This week was beyond difficult. My son developed pneumonia from aspiration due to his seizures. This is a reoccurring side effect of his epilepsy, two years ago he had double pneumonia. Taking anyone to the hospital right now is incredibly stressful due to covid, but when you go due to respiratory issues it is insane. They automatically label you as covid. Despite two negative tests the ER doctor sent my son to the covid unit without discussion with either him or me. Imagine waking up on the covid unit knowing you are negative-knowing you are already medically compromised, knowing the outcomes many have had. It took 12 hours to get him to a regular floor…. he is safe now and slated to come home today as his pneumonia responded to the antibiotic therapy. It was indeed just pneumonia.
So that was where we were- and where we are now, waiting for the phone call to come pick him up- I can reflect on all the kindness that was shown to us during this scary ordeal.
First his primary doctor responded immediately when I alerted him to the mix up. He put the order in for transfer at 9:30am- an hour after I discovered the issue. Bless him.

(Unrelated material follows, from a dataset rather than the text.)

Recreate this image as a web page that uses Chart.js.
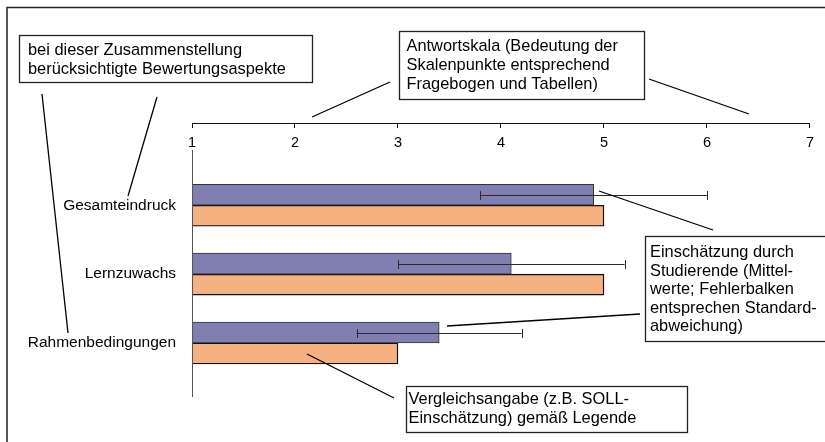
<!DOCTYPE html>
<html>
<head>
<meta charset="utf-8">
<script src="https://cdn.jsdelivr.net/npm/chart.js@4/dist/chart.umd.min.js"></script>
<style>
  html, body { margin: 0; padding: 0; background: #fff; }
  canvas { display: block; }
</style>
</head>
<body>
<canvas id="chart" width="825" height="442"></canvas>
<script>
const categories = ["Gesamteindruck", "Lernzuwachs", "Rahmenbedingungen"];
const studentMeans = [4.9, 4.1, 3.4];
const studentSd = [1.1, 1.1, 0.8];
const targetValues = [5.0, 5.0, 3.0];
const scaleMin = 1;
const scaleMax = 7;

const FONT = '"Liberation Sans", Arial, Helvetica, sans-serif';

// info boxes and leader lines around the chart (layout only)
const notes = [
    {box: [19, 35, 293, 47], x: 28, y: [54.5, 73.5],
        lines: ["bei dieser Zusammenstellung", "berücksichtigte Bewertungsaspekte"]},
    {box: [399, 31, 245, 68], x: 406.5, y: [50.7, 69.7, 88.5],
        lines: ["Antwortskala (Bedeutung der", "Skalenpunkte entsprechend", "Fragebogen und Tabellen)"]},
    {box: [645, 236, 200, 105], x: 650, y: [257.3, 275.8, 294.3, 312.8, 331.3],
        lines: ["Einschätzung durch", "Studierende (Mittel-", "werte; Fehlerbalken", "entsprechen Standard-", "abweichung)"]},
    {box: [406, 386, 281, 46], x: 408.5, y: [403.5, 423],
        lines: ["Vergleichsangabe (z.B. SOLL-", "Einschätzung) gemäß Legende"]},
];
const leaders = [
    [42, 94, 68, 333],
    [157, 97, 128, 196],
    [390, 82, 312, 117],
    [649, 79, 749, 114],
    [599, 191, 713, 230],
    [447, 326, 640, 314],
    [307, 354, 394, 398],
];

const errorBars = {
    id: "errorBars",
    afterDatasetsDraw(chart) {
        const ctx = chart.ctx;
        const x = chart.scales.x;
        const meta = chart.getDatasetMeta(0);
        ctx.save();
        ctx.strokeStyle = "#2a2a2a";
        ctx.lineWidth = 1;
        meta.data.forEach((bar, i) => {
            const x1 = x.getPixelForValue(studentMeans[i] - studentSd[i]);
            const x2 = x.getPixelForValue(studentMeans[i] + studentSd[i]);
            const y = Math.round(bar.y) + 0.5;
            ctx.beginPath();
            ctx.moveTo(x1, y);
            ctx.lineTo(x2, y);
            ctx.moveTo(Math.round(x1) + 0.5, y - 4.5);
            ctx.lineTo(Math.round(x1) + 0.5, y + 4.5);
            ctx.moveTo(Math.round(x2) + 0.5, y - 4.5);
            ctx.lineTo(Math.round(x2) + 0.5, y + 4.5);
            ctx.stroke();
        });
        ctx.restore();
    }
};

const decorations = {
    id: "decorations",
    afterDraw(chart) {
        const ctx = chart.ctx;
        const area = chart.chartArea;
        const x0 = Math.round(chart.scales.x.getPixelForValue(scaleMin)) + 0.5;
        ctx.save();
        // value axis line below the "1" label
        ctx.strokeStyle = "#555";
        ctx.lineWidth = 1;
        ctx.beginPath();
        ctx.moveTo(x0, area.top + 27);
        ctx.lineTo(x0, area.bottom);
        ctx.stroke();

        // outer frame
        ctx.strokeStyle = "#222";
        ctx.lineWidth = 1.5;
        ctx.beginPath();
        ctx.moveTo(7, 450);
        ctx.lineTo(7, 7.5);
        ctx.lineTo(830, 7.5);
        ctx.stroke();

        ctx.lineWidth = 1.3;
        ctx.strokeStyle = "#000";
        leaders.forEach(l => {
            ctx.beginPath();
            ctx.moveTo(l[0], l[1]);
            ctx.lineTo(l[2], l[3]);
            ctx.stroke();
        });

        ctx.font = "16.4px " + FONT;
        ctx.textBaseline = "alphabetic";
        ctx.textAlign = "left";
        notes.forEach(n => {
            const [bx, by, bw, bh] = n.box;
            ctx.fillStyle = "#fff";
            ctx.fillRect(bx, by, bw, bh);
            ctx.strokeStyle = "#222";
            ctx.lineWidth = 1.3;
            ctx.strokeRect(bx + 0.5, by + 0.5, bw, bh);
            ctx.fillStyle = "#000";
            n.lines.forEach((t, i) => ctx.fillText(t, n.x, n.y[i]));
        });
        ctx.restore();
    }
};

new Chart(document.getElementById("chart"), {
    type: "bar",
    data: {
        datasets: [
            {
                label: "Einschätzung durch Studierende",
                data: studentMeans.map((v, i) => ({x: v, y: i})),
                backgroundColor: "#7f7fb1",
                borderColor: "#333",
                borderWidth: 1,
                borderSkipped: false,
                barThickness: 21,
            },
            {
                label: "Vergleichsangabe",
                data: targetValues.map((v, i) => ({x: v, y: i})),
                backgroundColor: "#f5b17f",
                borderColor: "#111",
                borderWidth: 1.4,
                borderSkipped: false,
                barThickness: 21,
            },
        ],
    },
    options: {
        indexAxis: "y",
        responsive: false,
        animation: false,
        layout: {
            padding: {top: 113, right: 15, bottom: 45, left: 0},
        },
        plugins: {
            legend: {display: false},
            tooltip: {enabled: false},
        },
        scales: {
            x: {
                type: "linear",
                position: "top",
                min: scaleMin,
                max: scaleMax,
                grid: {
                    display: true,
                    drawOnChartArea: false,
                    drawTicks: true,
                    tickLength: -5,
                    color: "#111",
                },
                border: {display: true, color: "#111", width: 1},
                ticks: {
                    stepSize: 1,
                    mirror: true,
                    padding: 11,
                    color: "#000",
                    font: {size: 14.5, family: FONT},
                },
                afterFit: scale => { scale.height = 10; },
            },
            y: {
                type: "linear",
                position: "left",
                reverse: true,
                offset: false,
                min: -1.195,
                max: 2.784,
                grid: {display: false, drawTicks: false},
                border: {display: false},
                ticks: {
                    padding: 16,
                    color: "#000",
                    font: {size: 15.5, family: FONT},
                    callback: v => categories[v] ?? "",
                },
                afterBuildTicks: scale => {
                    scale.ticks = categories.map((c, i) => ({value: i}));
                },
                afterFit: scale => { scale.width = 192; },
            },
        },
    },
    plugins: [errorBars, decorations],
});
</script>
</body>
</html>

A friend works in the hospital, since we were not allowed to visit, she went downstairs and saw him and spoke with his nurse and called me back, this eased some of my angst. She also met me outside so I could send supplies to Sean, when you go to the ER the last thing you are thinking about is that. Bless her.
My bosses and coworkers picked up the slack for me at work without question. Bless them.
My friends and family listened and comforted me. They prayed and sent Light and Love to my son. They checked in, asked what they could do. One sent me dinner to my door. Bless them.
My middle son who lives with us became my rock, an advocate for his brother, asking questions that my poor frazzled mind missed. Bless him.
My Spirit Guides sent me numerous, I mean numerous signs they were around, bombarding me with evidence of their presence and comfort. Bless them.
Life is incredibly messy; it always has been and will continue to be. I spend my professional life as a hospice nurse being the supporter of people going through tremendous times of change, it is just my nature. To be on the receiving end of kindnesses, to be supported during a crisis and being able to recognize the good in the world, in the people surrounding me and my son is a gift in dark times.
Kindness lurks everywhere, available to everyone, wanting to be a presence in our lives.
Kindness is love in action.
As much as I’m so sorry your son had pneumonia, I’m so glad things lined up for you and him to get him out of the COVID unit and receive the treatment he needed. And that your guides provided continual comfort and support.